Lo que más me llamó la atención de la huida del pequeño Buda viviente (tercero en la jerarquía religiosa del Tíbet) fue la carta que, según el portavoz chino, dejó escrita en su monasterio. Puede que sea falsa y se trate de lo que ha dado
por llamarse una maniobra de ``control de daños'' dirigida desde Pekín; puede que, por sugestión o autosugestión, realmente la haya escrito el muchacho a quien los chinos creían tener bajo su control. De cualquier modo, refleja el derecho que tiene todo ser humano
a huir de lo que lo sofoca y en busca de lo que le falta o simplemente añora y que a propósito le niegan, para mantenerlo triste, oprimido, degradado, mendicante y robotizado. La carta dice que Ugyen se iba al extranjero por conseguir instrumentos musicales y bonetes negros
tradicionales en la liturgia budista. ``Ello no significa traicionar al Estado, a la Nación, al monasterio ni a los dirigentes'' (deliberada confusión de victimario y víctima). Terrible es que por tan simple querencia tenga que hacerse fugitivo y arriesgar la vida como un prófugo.

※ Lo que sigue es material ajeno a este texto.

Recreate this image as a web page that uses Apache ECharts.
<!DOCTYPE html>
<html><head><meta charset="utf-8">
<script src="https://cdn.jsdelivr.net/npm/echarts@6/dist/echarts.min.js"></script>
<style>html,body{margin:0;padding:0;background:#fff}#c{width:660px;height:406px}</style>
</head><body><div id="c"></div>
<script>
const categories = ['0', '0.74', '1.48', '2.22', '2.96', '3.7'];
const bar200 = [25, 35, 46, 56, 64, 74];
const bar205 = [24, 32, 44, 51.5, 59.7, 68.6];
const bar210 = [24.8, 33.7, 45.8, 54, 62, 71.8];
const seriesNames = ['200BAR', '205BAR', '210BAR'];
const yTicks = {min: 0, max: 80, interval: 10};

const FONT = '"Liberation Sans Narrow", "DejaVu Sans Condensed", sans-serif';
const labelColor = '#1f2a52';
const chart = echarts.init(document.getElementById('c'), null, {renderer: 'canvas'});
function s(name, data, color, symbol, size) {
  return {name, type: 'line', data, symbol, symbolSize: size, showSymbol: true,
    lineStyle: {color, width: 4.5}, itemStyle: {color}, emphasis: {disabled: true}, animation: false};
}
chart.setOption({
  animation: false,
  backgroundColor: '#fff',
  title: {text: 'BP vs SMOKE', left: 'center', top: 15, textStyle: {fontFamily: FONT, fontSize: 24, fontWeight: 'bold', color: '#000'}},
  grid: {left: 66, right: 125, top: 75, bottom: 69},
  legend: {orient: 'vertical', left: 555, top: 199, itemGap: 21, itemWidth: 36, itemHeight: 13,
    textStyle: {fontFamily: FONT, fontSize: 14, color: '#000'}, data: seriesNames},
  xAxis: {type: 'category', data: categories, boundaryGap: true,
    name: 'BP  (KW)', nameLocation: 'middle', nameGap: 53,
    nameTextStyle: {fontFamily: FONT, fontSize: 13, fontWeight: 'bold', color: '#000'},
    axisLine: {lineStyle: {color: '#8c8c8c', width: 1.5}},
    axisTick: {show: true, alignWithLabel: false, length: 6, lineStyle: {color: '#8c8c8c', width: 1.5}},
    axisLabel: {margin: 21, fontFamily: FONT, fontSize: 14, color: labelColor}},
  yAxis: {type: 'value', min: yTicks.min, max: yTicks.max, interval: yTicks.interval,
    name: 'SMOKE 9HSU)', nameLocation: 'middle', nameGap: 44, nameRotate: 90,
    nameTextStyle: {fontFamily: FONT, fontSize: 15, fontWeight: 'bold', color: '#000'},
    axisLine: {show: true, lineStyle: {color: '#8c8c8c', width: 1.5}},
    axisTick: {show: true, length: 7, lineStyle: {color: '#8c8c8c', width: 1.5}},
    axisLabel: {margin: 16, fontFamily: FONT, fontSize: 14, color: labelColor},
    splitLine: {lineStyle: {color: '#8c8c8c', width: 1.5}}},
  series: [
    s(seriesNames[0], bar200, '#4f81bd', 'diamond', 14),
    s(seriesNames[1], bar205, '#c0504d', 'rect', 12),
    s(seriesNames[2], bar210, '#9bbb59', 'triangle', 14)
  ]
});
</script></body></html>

El pequeño Buda viviente es privado en su país precisamente de aquello que más necesita para alimentar su vida contemplativa: música para su espíritu. Desde que Lenin inventó el genocidio por hambre ha sido aplicado por todos los regímenes
totalitarios del siglo. Hambre física y espiritual: mayor la que más duela.
Un niño que vivió el horror de ver a su madre ahogarse mientras le aseguraba a él la protección de los ángeles del mar (delfines y pescadores), necesita instrumentos musicales bien afinados para venerar la memoria de ella, aunque eso no se avenga al cobarde egoísmo
de un padre que sólo desentona consignas rencorosas y al que debo caracterizar como nada cadencioso y salomónico, considerando lo dispuesto que parece estar a que su Amo le parta el alma en dos al inocente. Me gustaría saber qué habría pensado el Dr. Freud (al que
lejos de santificar tomo en su valor relativo) de la monstruosa fábrica de complejos que en una desdichada isla todavía opera en el centenario de su influyente La interpretación de los sueños. Contribuyo al mosaico de sueños que para conmemorarlo se están
contando en el mundo, no sin antes advertir a los intérpretes espontáneos del mío que se olviden de Edipo y piensen más bien en el pequeño Hermes, inventor de la lira; en Tages, el niño que hace casi tres mil años surgió de un surco de labranza
y entregó a los campesinos de la actual Toscana la Ley de las ciudades que integrarían la armoniosa civilización etrusca; y en la Madonna y el Niño. Soñé que amanecía. Con un barquito de pan (vela de palmiche) amasado por sus propias manos, Elián
esperaba a su madre en la playa. Y ella llegó a abrazarlo con una de las olas que besaba sus pies. Entonces, entre sonrisas y lágrimas, el niño le ofreció el alado pan diciéndole: ``Mami, enséñame a ser hombre: la heroína eres tú''.